Using Joules and Kilograms for particles is like using a giant freighter to carry a single grain of sand—it’s just too big! Instead, we use:

MeV or GeV: Units of Energy. (1 MeV is a million electronvolts).
MeV/c\(^2\) or GeV/c\(^2\): Units of Mass. (Rearranged from \(m = \frac{E}{c^2}\)).

Why high energy?

To see tiny things (like the inside of a proton), you need a very small "wavelength." According to de Broglie, higher energy/momentum means a shorter wavelength. So, Higher Energy = Better Resolution.

Did you know?

Because of Relativity, particles that move close to the speed of light actually "live" longer from our perspective! This is why we can detect particles like muons at the Earth's surface, even though they should decay much higher up in the atmosphere.

4. The Standard Model: The Particle Zoo

Physicists found that protons and neutrons aren't fundamental—they are made of even smaller things called Quarks. Particles are classified like this:

1. Leptons

These are fundamental (nothing is inside them).
Examples: Electrons, Neutrinos, and Muons.

2. Hadrons

These are made of quarks. There are two types:
Baryons: Made of 3 Quarks (e.g., Protons and Neutrons).
Mesons: Made of 1 Quark and 1 Antiquark (e.g., Pions).

The Quarks You Need to Know

Up (u): Charge = \(+\frac{2}{3}\)
Down (d): Charge = \(-\frac{1}{3}\)
Proton (uud): \(+\frac{2}{3} + \frac{2}{3} - \frac{1}{3} = +1\)
Neutron (udd): \(+\frac{2}{3} - \frac{1}{3} - \frac{1}{3} = 0\)

Antimatter

Every particle has an antiparticle.
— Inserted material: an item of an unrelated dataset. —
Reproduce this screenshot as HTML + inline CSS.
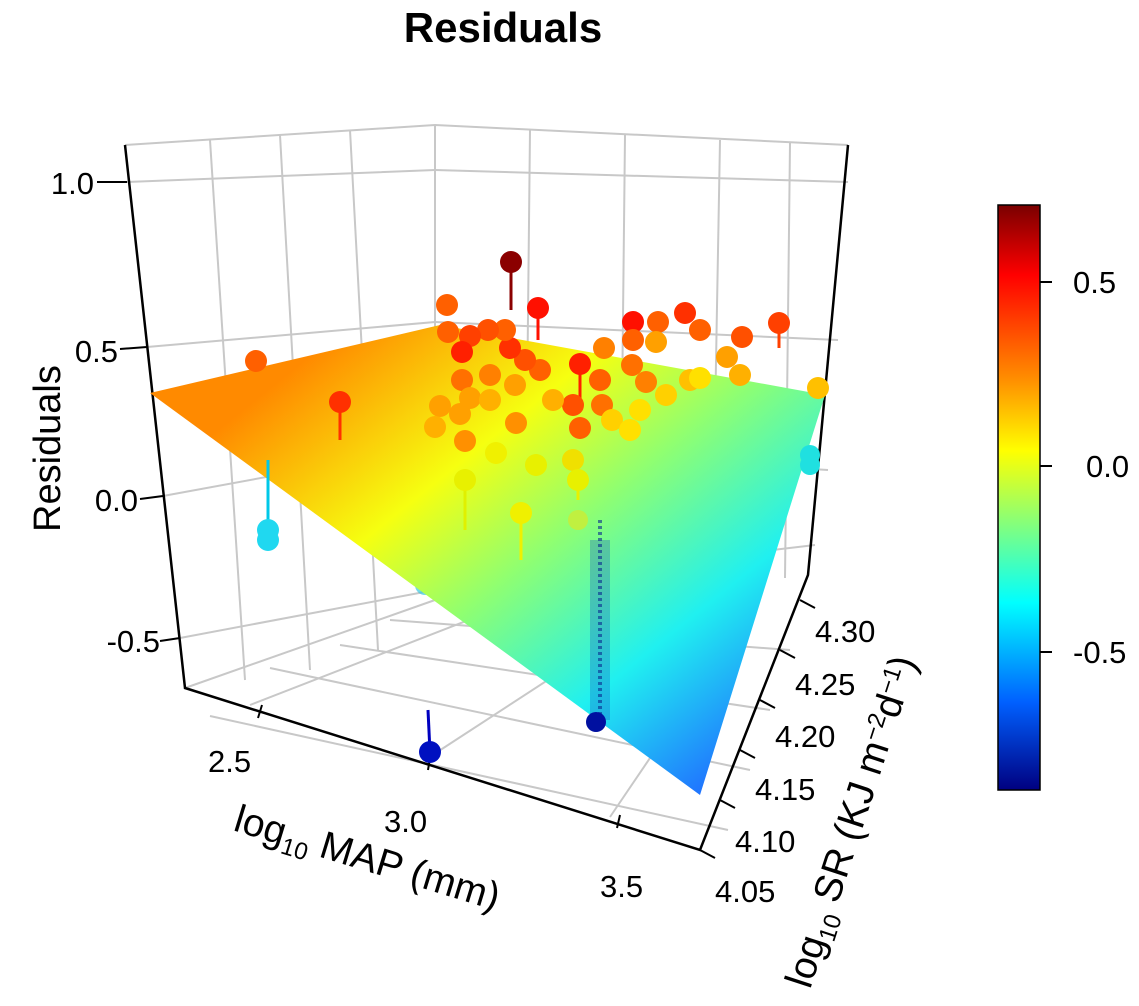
<!DOCTYPE html>
<html><head><meta charset="utf-8"><style>
body{margin:0;background:#fff}
svg text{font-family:"Liberation Sans",Arial,sans-serif}
</style></head><body>
<svg width="1139" height="1001" viewBox="0 0 1139 1001" xmlns="http://www.w3.org/2000/svg">
<defs>
<linearGradient id="pl" gradientUnits="userSpaceOnUse" x1="330" y1="340" x2="700" y2="800">
<stop offset="0" stop-color="#ff8a00"/>
<stop offset="0.3" stop-color="#f6ff10"/>
<stop offset="0.5" stop-color="#90ff70"/>
<stop offset="0.75" stop-color="#20f0f0"/>
<stop offset="1" stop-color="#2070ff"/>
</linearGradient>
<linearGradient id="cb" x1="0" y1="0" x2="0" y2="1">
<stop offset="0" stop-color="#7a0000"/>
<stop offset="0.12" stop-color="#ff0000"/>
<stop offset="0.3" stop-color="#ff9000"/>
<stop offset="0.42" stop-color="#ffff00"/>
<stop offset="0.55" stop-color="#80ff80"/>
<stop offset="0.68" stop-color="#00ffff"/>
<stop offset="0.85" stop-color="#0060ff"/>
<stop offset="1" stop-color="#000080"/>
</linearGradient>
</defs>
<text x="503" y="42" font-size="42" font-weight="bold" text-anchor="middle">Residuals</text>
<g stroke="#c8c8c8" stroke-width="2" fill="none">
<path d="M127,182 L435,170 M147,347 L435,322 M163,496 L435,446 M180,638 L435,590"/>
<path d="M210,140 L245,680 M280,135 L310,670 M350,130 L378,650"/>
<path d="M435,125 L435,600"/>
<path d="M435,170 L848,182 M435,322 L838,340 M435,446 L828,470 M435,590 L815,545"/>
<path d="M530,130 L525,595 M625,135 L620,590 M720,140 L712,585 M790,143 L785,578"/>
<path d="M250,705 L520,600 M425,760 L640,620 M610,817 L730,640 M185,688 L435,600"/>
<path d="M210,716 L728,830 M270,668 L750,770 M340,645 L770,710 M390,620 L790,650"/>
<path d="M125,145 L435,125 L848,145"/>
</g>
<g stroke="#000" stroke-width="2.5" fill="none">
<path d="M125,145 L185,688 L700,850 L808,575 L848,145"/>
</g>
<g stroke="#000" stroke-width="2">
<path d="M97,182 L127,182 M120,349 L147,347 M140,499 L163,496 M160,641 L180,638"/>
<path d="M258,718 L262,705 M428,770 L430,758 M617,828 L620,815"/>
<path d="M700,850 L715,858 M720,800 L735,808 M740,750 L755,758 M760,700 L775,708 M780,650 L795,658 M800,600 L815,608"/>
</g>
<g font-size="31" fill="#000">
<text x="94" y="194" text-anchor="end">1.0</text>
<text x="118" y="362" text-anchor="end">0.5</text>
<text x="138" y="511" text-anchor="end">0.0</text>
<text x="160" y="652" text-anchor="end">-0.5</text>
<text x="208" y="772">2.5</text>
<text x="384" y="832">3.0</text>
<text x="600" y="897">3.5</text>
<text x="715" y="902">4.05</text>
<text x="735" y="852">4.10</text>
<text x="755" y="800">4.15</text>
<text x="775" y="747">4.20</text>
<text x="795" y="695">4.25</text>
<text x="815" y="642">4.30</text>
</g>
<text transform="translate(60,532) rotate(-90)" font-size="38">Residuals</text>
<text transform="translate(232,830) rotate(17)" font-size="39">log<tspan font-size="24" dy="8">10</tspan><tspan dy="-8"> MAP (mm)</tspan></text>
<text transform="translate(810,990) rotate(-72)" font-size="39">log<tspan font-size="24" dy="8">10</tspan><tspan dy="-8"> SR (KJ m</tspan><tspan font-size="24" dy="-12">−2</tspan><tspan dy="12">d</tspan><tspan font-size="24" dy="-12">−1</tspan><tspan dy="12">)</tspan></text>
<g fill="#3ac8e0" opacity="0.7">
<circle cx="425" cy="585" r="10"/><circle cx="468" cy="605" r="10"/><circle cx="575" cy="590" r="11"/><circle cx="600" cy="640" r="11"/><circle cx="645" cy="630" r="10"/><circle cx="648" cy="570" r="9"/>
</g>
<polygon points="150,393 440,325 825,395 700,795" fill="url(#pl)"/>
<rect x="590" y="540" width="20" height="180" fill="#1a50c0" opacity="0.3"/>
<line x1="600" y1="520" x2="600" y2="720" stroke="#0a2a90" stroke-width="4" stroke-dasharray="3,3" opacity="0.6"/>
<g stroke-width="3">
<line x1="511" y1="262" x2="511" y2="310" stroke="#8b0000"/>
<line x1="340" y1="402" x2="340" y2="440" stroke="#ff3000"/>
<line x1="268" y1="460" x2="268" y2="520" stroke="#00c8e8"/>
<line x1="430" y1="752" x2="428" y2="710" stroke="#0000c0"/>
<line x1="521" y1="513" x2="521" y2="560" stroke="#f0f000"/>
<line x1="580" y1="364" x2="580" y2="410" stroke="#ff2000"/>
<line x1="538" y1="308" x2="538" y2="340" stroke="#ff1000"/>
<line x1="779" y1="323" x2="779" y2="348" stroke="#ff4000"/>
<line x1="578" y1="470" x2="578" y2="500" stroke="#e8f000"/>
<line x1="465" y1="490" x2="465" y2="530" stroke="#e0f000"/>
</g>
<g>
<circle cx="511" cy="262" r="11" fill="#8b0000"/>
<circle cx="538" cy="308" r="11" fill="#ff1000"/>
<circle cx="256" cy="361" r="11" fill="#ff6000"/>
<circle cx="340" cy="402" r="11" fill="#ff3000"/>
<circle cx="268" cy="530" r="11" fill="#20d8f0"/>
<circle cx="268" cy="540" r="11" fill="#20d8f0"/>
<circle cx="430" cy="752" r="11" fill="#0010c0"/>
<circle cx="596" cy="722" r="10" fill="#0010a0"/>
<circle cx="810" cy="455" r="10" fill="#20e0e0"/>
<circle cx="810" cy="465" r="10" fill="#20e0e0"/>
<circle cx="818" cy="388" r="11" fill="#ffc000"/>
<circle cx="779" cy="323" r="11" fill="#ff4000"/>
<circle cx="742" cy="337" r="11" fill="#ff5000"/>
<circle cx="685" cy="313" r="11" fill="#ff3000"/>
<circle cx="700" cy="330" r="11" fill="#ff6000"/>
<circle cx="658" cy="322" r="11" fill="#ff6000"/>
<circle cx="633" cy="322" r="11" fill="#ff1000"/>
<circle cx="633" cy="340" r="11" fill="#ff6000"/>
<circle cx="604" cy="348" r="11" fill="#ff8000"/>
<circle cx="580" cy="364" r="11" fill="#ff2000"/>
<circle cx="727" cy="357" r="11" fill="#ffa000"/>
<circle cx="740" cy="375" r="11" fill="#ffb000"/>
<circle cx="690" cy="380" r="11" fill="#ffc000"/>
<circle cx="656" cy="342" r="11" fill="#ffa000"/>
<circle cx="646" cy="382" r="11" fill="#ff8000"/>
<circle cx="632" cy="365" r="11" fill="#ff7000"/>
<circle cx="600" cy="380" r="11" fill="#ff6000"/>
<circle cx="602" cy="405" r="11" fill="#ff7000"/>
<circle cx="573" cy="405" r="11" fill="#ff5000"/>
<circle cx="580" cy="428" r="11" fill="#ff6000"/>
<circle cx="540" cy="370" r="11" fill="#ff6000"/>
<circle cx="553" cy="400" r="11" fill="#ffb000"/>
<circle cx="515" cy="385" r="11" fill="#ffa000"/>
<circle cx="516" cy="423" r="11" fill="#ff9000"/>
<circle cx="525" cy="360" r="11" fill="#ff5000"/>
<circle cx="510" cy="348" r="11" fill="#ff3000"/>
<circle cx="505" cy="330" r="11" fill="#ff6000"/>
<circle cx="488" cy="330" r="11" fill="#ff5000"/>
<circle cx="470" cy="336" r="11" fill="#ff4000"/>
<circle cx="447" cy="305" r="11" fill="#ff6000"/>
<circle cx="448" cy="332" r="11" fill="#ff6000"/>
<circle cx="462" cy="352" r="11" fill="#ff2000"/>
<circle cx="462" cy="380" r="11" fill="#ff7000"/>
<circle cx="470" cy="398" r="11" fill="#ffa000"/>
<circle cx="440" cy="406" r="11" fill="#ffa000"/>
<circle cx="435" cy="427" r="11" fill="#ffb000"/>
<circle cx="460" cy="414" r="11" fill="#ffa000"/>
<circle cx="490" cy="400" r="11" fill="#ffb000"/>
<circle cx="465" cy="441" r="11" fill="#ff9000"/>
<circle cx="496" cy="453" r="11" fill="#f0f000"/>
<circle cx="536" cy="465" r="11" fill="#e8f000"/>
<circle cx="573" cy="460" r="11" fill="#f0e000"/>
<circle cx="578" cy="480" r="11" fill="#e8f000"/>
<circle cx="465" cy="480" r="11" fill="#e8f000"/>
<circle cx="521" cy="513" r="11" fill="#f0f000"/>
<circle cx="578" cy="520" r="10" fill="#c0f040"/>
<circle cx="612" cy="420" r="11" fill="#ffd000"/>
<circle cx="640" cy="410" r="11" fill="#ffe000"/>
<circle cx="630" cy="430" r="11" fill="#ffe000"/>
<circle cx="666" cy="395" r="11" fill="#ffd000"/>
<circle cx="700" cy="378" r="11" fill="#ffe000"/>
<circle cx="490" cy="375" r="11" fill="#ff8000"/>
</g>
<rect x="998" y="205" width="42" height="585" fill="url(#cb)" stroke="#000" stroke-width="1.5"/>
<g stroke="#000" stroke-width="2"><path d="M1040,282 L1052,282 M1040,466 L1052,466 M1040,652 L1052,652"/></g>
<g font-size="31"><text x="1073" y="293">0.5</text><text x="1086" y="477">0.0</text><text x="1073" y="663">-0.5</text></g>
</svg>
</body></html>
It has the same mass but opposite charge. For example, a positron is an anti-electron. It’s positive! When a particle and its antiparticle meet, they annihilate, turning all their mass into pure energy (photons).

Quick Review: Baryons = 3 quarks. Mesons = 2 quarks. Leptons = No quarks!

5. Rules of the Game: Conservation Laws

When particles interact or decay, certain things must stay the same before and after. To see if an interaction is possible, check these three:

1. Charge: Total charge must be the same.
2. Baryon Number (B): Quarks have \(B = +\frac{1}{3}\), Antiquarks have \(B = -\frac{1}{3}\). A proton has \(B = 1\).
3. Lepton Number (L): An electron has \(L = 1\), a positron has \(L = -1\).

Common Mistake to Avoid

Don't mix up Baryons and Leptons! A proton is a Baryon (it has a Baryon number), but it is not a Lepton (its Lepton number is zero). Always check the classification first.

Example Equation: Beta-minus Decay

\(n \rightarrow p + e^- + \bar{\nu}_e\)

Let's check the numbers:
Charge: \(0 \rightarrow (+1) + (-1) + 0 = 0\) (Correct!)
Baryon Number: \(1 \rightarrow 1 + 0 + 0 = 1\) (Correct!)
Lepton Number: \(0 \rightarrow 0 + 1 + (-1) = 0\) (Correct! Note: an anti-neutrino has a Lepton number of -1).

Key Takeaway: If the numbers don't add up on both sides, the reaction can never happen!

Summary: The Big Picture

• The Rutherford experiment proved the nucleus is tiny and positive.
Electric fields accelerate; Magnetic fields steer (\(r = p/BQ\)).
High energy is needed to see small structures because it provides a shorter wavelength.
Quarks make up Hadrons; Leptons are fundamental.
Conservation laws (Charge, Baryon, Lepton) act as the "police" of particle physics—nothing happens unless they are satisfied!